Hint: Before you start wiring, you should think veeeery carefully about how you might decompose this problem into smaller ones and join them together. You should feel very free to use subcircuits when implementing rotr
. If you don't, expect to regret it.
Believe it or not, the preceding snarky paragraph was NOT written by me. Looks like I have some competition from last semester... I wonder who it was. Anyways, it has some good advice.
Hint, the second: Just because we gave you an RTL representation doesn't mean it's the best way to look at this problem. Think about the individual input bits of B (the rotation amount). What can you do with them if you split B with a splitter? Can you do something with the binary form, like with the envelopes in exercise 5 of lab0?
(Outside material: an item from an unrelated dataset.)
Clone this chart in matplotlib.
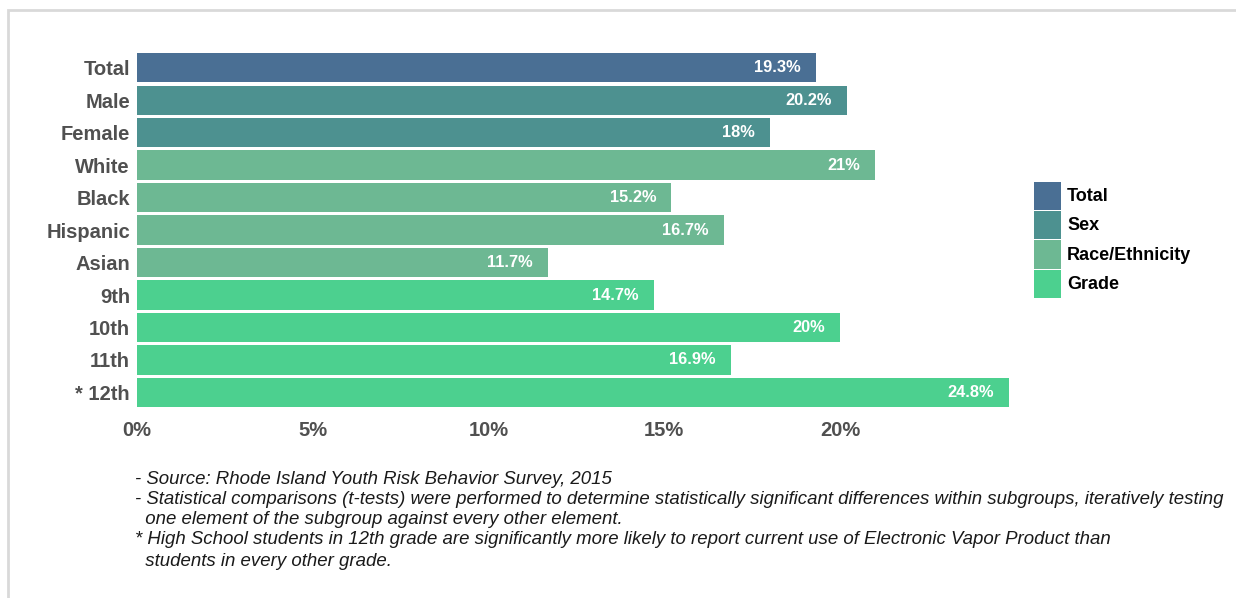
import matplotlib.pyplot as plt
from matplotlib.patches import Rectangle
import numpy as np

# Current Electronic Vapor Product use, RI YRBS 2015
categories = ['Total', 'Male', 'Female', 'White', 'Black', 'Hispanic', 'Asian',
              '9th', '10th', '11th', '* 12th']
values = [19.3, 20.2, 18.0, 21.0, 15.2, 16.7, 11.7, 14.7, 20.0, 16.9, 24.8]
value_labels = ['19.3%', '20.2%', '18%', '21%', '15.2%', '16.7%', '11.7%',
                '14.7%', '20%', '16.9%', '24.8%']
groups = ['Total', 'Sex', 'Sex', 'Race/Ethnicity', 'Race/Ethnicity',
          'Race/Ethnicity', 'Race/Ethnicity', 'Grade', 'Grade', 'Grade', 'Grade']
group_names = ['Total', 'Sex', 'Race/Ethnicity', 'Grade']
x_ticks = [0, 5, 10, 15, 20]
x_tick_labels = ['0%', '5%', '10%', '15%', '20%']

notes = [
    '- Source: Rhode Island Youth Risk Behavior Survey, 2015',
    '- Statistical comparisons (t-tests) were performed to determine statistically significant differences within subgroups, iteratively testing',
    '  one element of the subgroup against every other element.',
    '* High School students in 12th grade are significantly more likely to report current use of Electronic Vapor Product than',
    '  students in every other grade.',
]

group_colors = {
    'Total': '#4a6f94',
    'Sex': '#4d9190',
    'Race/Ethnicity': '#6db893',
    'Grade': '#4cd08f',
}

W, H = 1236, 598


def create_chart():
    """Horizontal bar chart of vaping rates by subgroup"""
    plt.rcParams['font.family'] = ['Liberation Sans', 'DejaVu Sans']

    fig = plt.figure(figsize=(W / 100, H / 100), dpi=100)

    # Light grey frame around the panel
    fig.patches.append(Rectangle((8 / W, -0.05), 1.2, 588 / H + 0.05,
                                 transform=fig.transFigure, fill=False,
                                 edgecolor='#d9d9d9', linewidth=2))

    ax = fig.add_axes([0.1108, 0.3166, 0.7112, 0.5974])

    y = np.arange(len(categories))
    colors = [group_colors[g] for g in groups]
    ax.barh(y, values, height=0.9, color=colors)

    # Value labels inside the bar ends
    for yi, v, lab in zip(y, values, value_labels):
        ax.annotate(lab, xy=(v, yi), xytext=(-11, 0), textcoords='offset points',
                    ha='right', va='center', color='white', fontsize=11.8,
                    fontweight='bold')

    ax.set_ylim(len(categories) - 0.5, -0.5)
    ax.set_xlim(0, 25)
    ax.set_yticks(y)
    ax.set_yticklabels(categories, fontsize=14.5, fontweight='bold', color='#505050')
    ax.set_xticks(x_ticks)
    ax.set_xticklabels(x_tick_labels, fontsize=14.5, fontweight='bold', color='#505050')
    ax.tick_params(axis='both', length=0)
    ax.tick_params(axis='y', pad=5)
    ax.tick_params(axis='x', pad=9)
    for spine in ax.spines.values():
        spine.set_visible(False)

    # Group legend: stacked colour swatches with bold labels
    row_h = 29.2
    top = 182
    for i, g in enumerate(group_names):
        y0 = top + i * row_h
        fig.patches.append(Rectangle((1034 / W, 1 - (y0 + row_h - 1) / H),
                                     27 / W, (row_h - 1) / H,
                                     transform=fig.transFigure,
                                     facecolor=group_colors[g], edgecolor='none'))
        fig.text(1067 / W, 1 - (y0 + row_h / 2) / H, g, ha='left', va='center',
                 fontsize=13, fontweight='bold', color='black')

    # Footnotes
    line_y = [479, 499, 519, 540, 561]
    for txt, ly in zip(notes, line_y):
        fig.text(135 / W, 1 - ly / H, txt, ha='left', va='center',
                 fontsize=13.45, fontstyle='italic', color='#1a1a1a')

    fig.savefig('out.png', dpi=100)


if __name__ == "__main__":
    create_chart()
If I want to rotate by 7 = 0b0111, I can rotate once by ___, once by ____, and once by ____
Tip: if you're making some helper subcircuits, think about what you want them to do in your rotr circuit. You'll want to be able to use them as a black box, so make sure they have the correct input and output bit widths.
Tip: To rotate by a fixed amount, you should only require TWO splitters!
Tip: If you've made some helper circuits and are wondering how to combine them, try running the 16-bit input A through a series of MUXes where each MUX decides to either do something or do nothing. Where should their control signals come from?
Checkoff [2/3]
- Show your TA your rotr circuit and verify that it works.